See what I mean about labor intensive? Putting it together takes less than 20 minutes. But after that, it's a lot of effort! Nevertheless I am very excited about it. Here is what my pickle looks like after 1 whole day in the sun. My home is in the East-West direction so I just follow the sun as it moves over from the backyard to the front and leave it out till just before sunset. It's nice and warm when I bring it in. I am really looking forward to this pickle. I hope after all this effort, it works out!!
A lot of people cook it gently on the stove. But in my family, we've always followed this procedure and all of us prefer this taste.
For those of you looking for the ingredients in a concise list, here it is:
- 6 lemons (12 Indian lemons as they are much smaller)
- 1/2 cup salt
- 1/4 cup red chilli powder
- 1/2 cup sugar
- 3 tsp turmeric powder
- 1 tsp methi seeds
- 1 tsp black mustard seeds
- 1/4 tsp hing powder
- Juice of 1 lemon (2-3 lemons in India)
- Large glass jar, approx 2 liters in volume
Think you want to join me in trying this out? Go ahead! And if you do, be sure to let me know how it's doing. Or just wait to see how mine does before you try yours out. After all we have the whole summer ahead of us! I'll be posting an update every week or so.
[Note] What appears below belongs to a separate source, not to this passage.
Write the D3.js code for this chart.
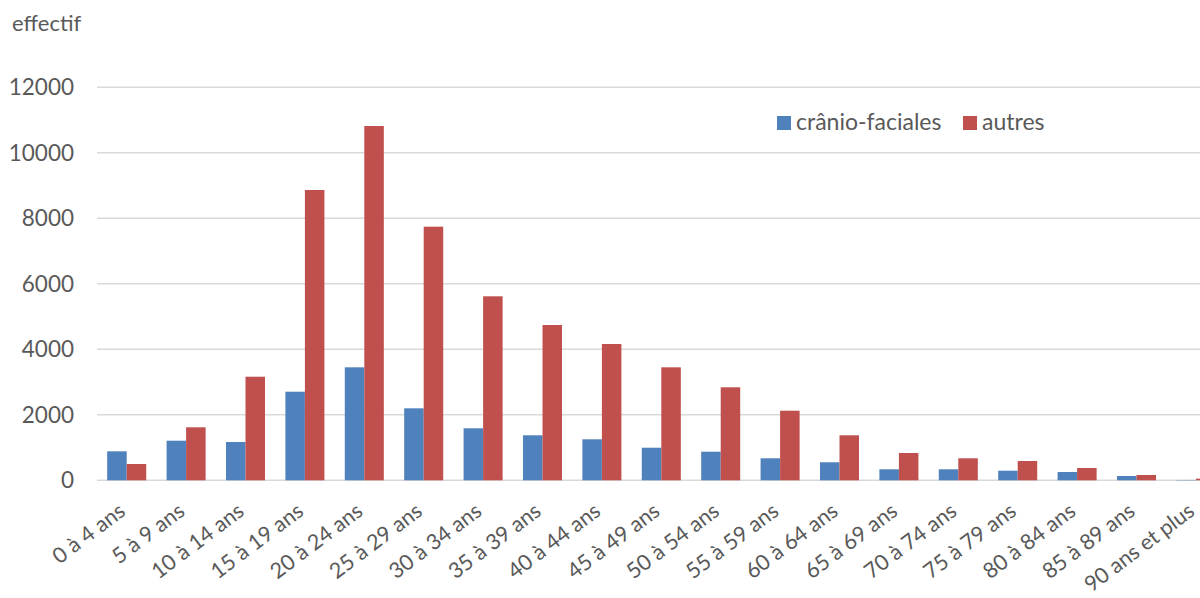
<!DOCTYPE html>
<html>
<head>
<meta charset="utf-8">
<script src="https://cdn.jsdelivr.net/npm/d3@7"></script>
<style>
  html, body { margin: 0; padding: 0; background: #ffffff; }
  svg { display: block; }
  text { font-family: Lato, "Open Sans", sans-serif; fill: #595959; }
</style>
</head>
<body>
<svg id="chart" width="1200" height="598"></svg>
<script>
// Age groups
const categories = [
  "0 à 4 ans", "5 à 9 ans", "10 à 14 ans", "15 à 19 ans", "20 à 24 ans",
  "25 à 29 ans", "30 à 34 ans", "35 à 39 ans", "40 à 44 ans", "45 à 49 ans",
  "50 à 54 ans", "55 à 59 ans", "60 à 64 ans", "65 à 69 ans", "70 à 74 ans",
  "75 à 79 ans", "80 à 84 ans", "85 à 89 ans", "90 ans et plus"
];
const seriesNames = ["crânio-faciales", "autres"];
const cranioFaciales = [885, 1209, 1169, 2705, 3450, 2198, 1588, 1374, 1252, 995, 873, 672, 550, 336, 336, 293, 253, 131, 10];
const autres = [498, 1618, 3163, 8864, 10818, 7744, 5618, 4742, 4162, 3450, 2840, 2125, 1374, 834, 672, 589, 376, 162, 50];
const yTicks = [0, 2000, 4000, 6000, 8000, 10000, 12000];
const colors = ["#4F81BD", "#C0504D"];

const rows = categories.map((c, i) => ({ cat: c, values: [cranioFaciales[i], autres[i]] }));

const svg = d3.select("#chart");
const left = 97, step = 59.4;
const x0 = d3.scaleBand()
  .domain(categories)
  .range([left, left + step * categories.length])
  .paddingInner(0.343)
  .paddingOuter(0.1715);
const x1 = d3.scaleBand().domain([0, 1]).range([0, x0.bandwidth()]);
const y = d3.scaleLinear().domain([0, 12000]).range([480.3, 87.3]);

// Horizontal gridlines
svg.append("g").selectAll("line").data(yTicks).join("line")
  .attr("x1", left).attr("x2", 1200)
  .attr("y1", d => y(d)).attr("y2", d => y(d))
  .attr("stroke", "#d9d9d9").attr("stroke-width", 1.5);

// Y tick labels
svg.append("g").selectAll("text").data(yTicks).join("text")
  .attr("x", 74).attr("y", d => y(d))
  .attr("dy", "0.36em")
  .attr("text-anchor", "end")
  .attr("font-size", 22.5)
  .text(d => d);

// Y axis title
svg.append("text").attr("x", 12).attr("y", 31)
  .attr("font-size", 22).text("effectif");

// Bars
const groups = svg.append("g").selectAll("g").data(rows).join("g")
  .attr("transform", d => `translate(${x0(d.cat)},0)`);
groups.selectAll("rect").data(d => d.values.map((v, k) => ({ v, k }))).join("rect")
  .attr("x", d => x1(d.k))
  .attr("width", x1.bandwidth())
  .attr("y", d => y(d.v))
  .attr("height", d => y(0) - y(d.v))
  .attr("fill", d => colors[d.k]);

// Category labels, rotated
svg.append("g").selectAll("text").data(categories).join("text")
  .attr("transform", d => `translate(${x0(d) + x0.bandwidth() / 2},${514}) rotate(-37)`)
  .attr("text-anchor", "end")
  .attr("font-size", 21.5)
  .text(d => d);

// Legend
const legend = svg.append("g");
const legendX = [777, 963];
seriesNames.forEach((name, k) => {
  legend.append("rect").attr("x", legendX[k]).attr("y", 116)
    .attr("width", 14).attr("height", 14).attr("fill", colors[k]);
  legend.append("text").attr("x", legendX[k] + 19).attr("y", 130)
    .attr("font-size", 23).text(name);
});
</script>
</body>
</html>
The juices will start thickening as it cooks in the sun.
Update Feb 11, 2007: I made lemon pickle from 3lb of Sunkist lemons on the stove today. After the low temperatures ruined so much of California's citrus crop, I gave up hope of seeing Meyer lemons in the stores here. I decided not to wait any longer and purchased a 3lb bag of citron lemons. They are the best looking lemons I could find. The organic ones at Whole Foods and Wild Oats looked really sad. Anyway, I cooked it on low, uncovered for 5 hours, stirring every so often until the juices thickened. The final consistency should be similar to that of thick pancake batter. The only thing to watch out for: ensure that the juices don't start sticking to the bottom of the pan and charring. The juices will start burning and the pickle will get a strange taste.
I made one mistake: I added 1/2 cup of red chilli powder instead of 1/4 cup. I was trying to do too many things all at once and while this level of heat may be fine for many folks, it's way too much for us. I added 1/4 cup sugar to balance it out but it's still too fiery. I am planning to buy another 3 lb bag and make more pickle on the stove, but without any red chilli powder and mix the two.
Which one is better? The one cooked in the sun has far more flavor. Slow-cooking in the sun rules!